Cualquiera de las construcciones colectivas de sentido estará puesta en jaque por el hecho del manejo del poder, de quién lo detenta y en qué proporción lo maneja.
Aquí está el nudo de la cuestión. Nuestra lectura de cualquier aspecto de la realidad en condición de simples ciudadanos ocupará un espacio de poder mínimo en esa construcción colectiva de interpretaciones. No tendrá ninguna relación nuestra mirada, por ejemplo, con la que brinde Tinelli o con la creación de consenso que pueda generar el Grupo Clarín o La Nación.
Es torpe o miope, entonces, pensar que el actual problema del manejo de la comunicación en Argentina es solo un enfrentamiento caprichoso entre Clarín y los Kirchner. Lo que se está discutiendo en realidad es qué modelo de democracia estamos eligiendo. Si repartimos el poder de los grandes medios, para garantizar cierto acceso a otras voces o seguimos en el camino de las grandes concentraciones monopólicas. Se está poniendo en juego el permiso para difundir las diversas interpretaciones de la realidad o el retorno disfrazado de democracia de aquella vieja idea de los dueños de la verdad que sustentaba la edad media.
Pensemos, ¿Es posible construir otra mirada que no sea la hegemónica, esa que hace décadas imponen los grandes grupos económicos mediáticos?
¿Podemos imaginar la realidad desde nuevos ángulos, y ser capaces de generar visiones alternativas? ¿No es curioso que sean las grandes corporaciones mediáticas quienes hablen de que el periodismo está amordazado?
¿Qué puede discutírsele, con honestidad y sinceridad al hecho de que dos tercios del espectro de radio y televisión puedan quedar en manos del sector público, de organizaciones sociales, de universidades, de cooperativas, de sindicatos? Díganme, ¿Cómo hay que hacer para no estar en contra de que un diario, una radio, un canal abierto, de cable, y lo que se les ocurra, tengan un único dueño? Quien no se oponga a eso, o es el propietario del medio, o participa de la rosca o es un tarado sin solución. ¿Cómo no celebrar de algún modo que el fútbol haya dejado de ser el privilegio de un gueto que ve por que paga, manejado por una corporación de delincuentes? ¿Podemos caer en la torpeza de pensar que apoyar la nueva ley de medios es hacerle el juego al oficialismo y desperdiciar que queden favorecidas nuevas condiciones objetivas de ocupación de espacios?

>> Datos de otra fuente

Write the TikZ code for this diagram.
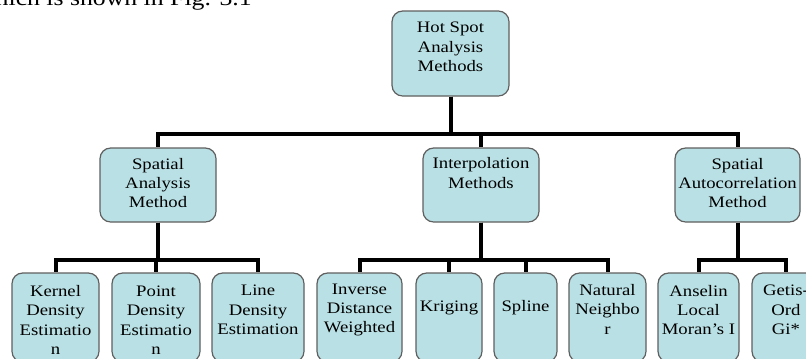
\documentclass[tikz,border=0pt]{standalone}
\usepackage{fontspec}
\setmainfont{Liberation Serif}[FakeStretch=1.17]
\usetikzlibrary{positioning}

\definecolor{boxfill}{RGB}{185,224,228}
\definecolor{boxline}{RGB}{95,95,95}

\tikzset{
  box/.style={draw=boxline, fill=boxfill, line width=0.9pt, rounded corners=8pt, inner sep=0pt},
  boxsize/.style 2 args={minimum width=#1*0.75pt, minimum height=#2*0.75pt},
  txt/.style={align=center, inner sep=0pt, font=\fontsize{12}{14.6}\selectfont},
  link/.style={line width=3pt}
}

\begin{document}
\begin{tikzpicture}[x=0.75pt,y=0.75pt,yscale=-1,xscale=1]
\useasboundingbox (0,0) rectangle (806,358);
\clip (0,0) rectangle (806,358);

% Text Node
\node [anchor=base east, inner sep=0pt, font=\fontsize{16.5}{19}\selectfont] (caption) at (252,5) {which is shown in Fig. 3.1};

%Rounded Rect
\node [box, boxsize={117}{85}] (root) at (450.5,53.5) {};
%Rounded Rect
\node [box, boxsize={116}{74}] (sam) at (158,185) {};
%Rounded Rect
\node [box, boxsize={116}{74}] (ipm) at (481,185) {};
%Rounded Rect
\node [box, boxsize={125}{74}] (sacm) at (737.5,185) {};

%Rounded Rect
\node [box, boxsize={87}{89}] (kde) at (55.5,317.5) {};
%Rounded Rect
\node [box, boxsize={88}{89}] (pde) at (156,317.5) {};
%Rounded Rect
\node [box, boxsize={92}{89}] (lde) at (258,317.5) {};
%Rounded Rect
\node [box, boxsize={85}{89}] (idw) at (359.5,317.5) {};
%Rounded Rect
\node [box, boxsize={66}{89}] (krg) at (449,317.5) {};
%Rounded Rect
\node [box, boxsize={63}{89}] (spl) at (525.5,317.5) {};
%Rounded Rect
\node [box, boxsize={77}{89}] (nn) at (607.5,317.5) {};
%Rounded Rect
\node [box, boxsize={81}{89}] (almi) at (698.5,317.5) {};
%Rounded Rect
\node [box, boxsize={68}{89}] (gog) at (786,317.5) {};

%Straight Lines
\draw [link] (root.south) -- ++(0,37) -| (sam.north);
\draw [link] (root.south) -- ++(0,37) -| (ipm.north);
\draw [link] (root.south) -- ++(0,37) -| (sacm.north);
%Straight Lines
\draw [link] (sam.south) -- ++(0,37) -| (kde.north);
\draw [link] (sam.south) -- ++(0,37) -| (pde.north);
\draw [link] (sam.south) -- ++(0,37) -| (lde.north);
%Straight Lines
\draw [link] (ipm.south) -- ++(0,37) -| (idw.north);
\draw [link] (ipm.south) -- ++(0,37) -| (krg.north);
\draw [link] (ipm.south) -- ++(0,37) -| (spl.north);
\draw [link] (ipm.south) -- ++(0,37) -| (nn.north);
%Straight Lines
\draw [link] (sacm.south) -- ++(0,37) -| (almi.north);
\draw [link] (sacm.south) -- ++(0,37) -| (gog.north);

% Text Node
\node [txt] (root-t) at (450.5,47) {Hot Spot\\Analysis\\Methods};
% Text Node
\node [txt] (sam-t) at (158,183) {Spatial\\Analysis\\Method};
% Text Node
\node [txt] (ipm-t) at (481,173) {Interpolation\\Methods};
% Text Node
\node [txt] (sacm-t) at (737.5,183) {Spatial\\Autocorrelation\\Method};
% Text Node
\node [txt] (kde-t) at (55.5,320) {Kernel\\Density\\Estimatio\\n};
% Text Node
\node [txt] (pde-t) at (156,320) {Point\\Density\\Estimatio\\n};
% Text Node
\node [txt] (lde-t) at (258,310) {Line\\Density\\Estimation};
% Text Node
\node [txt] (idw-t) at (359.5,310) {Inverse\\Distance\\Weighted};
% Text Node
\node [txt] (krg-t) at (449,308) {Kriging};
% Text Node
\node [txt] (spl-t) at (525.5,308) {Spline};
% Text Node
\node [txt] (nn-t) at (607.5,309) {Natural\\Neighbo\\r};
% Text Node
\node [txt] (almi-t) at (698.5,310) {Anselin\\Local\\Moran's I};
% Text Node
\node [txt] (gog-t) at (786,310) {Getis-\\Ord\\Gi*};

\end{tikzpicture}
\end{document}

Existe en América Latina una oposición de derecha cuya dirección ideológica, e incluso política, proviene de los medios de comunicación concentrados de origen privado. Muchos gobiernos cuestionan su oscura legitimidad de origen, la posición dominante que tienen en el mercado y la intencionalidad política mal camuflada por el mentiroso barniz de la “independencia”. Decir que aquí hay una lucha contra la “libertad de prensa” se parece más bien a una joda. No es serio. César Jaroslavsky en los ’80 haciendo referencia a Clarín, decía: “Hay que cuidarse de ese diario. Ataca como partido político y si uno le contesta, se defiende con la libertad de prensa”.
En pocas palabras, la verdad que nosotros intentamos enunciar es casi elemental, cabe en el ala de un colibrí, como diría José Martí: consiste en la necesidad de afirmar la supervivencia de la política como espacio de la sociedad –y no de las corporaciones– para decidir el destino de todos.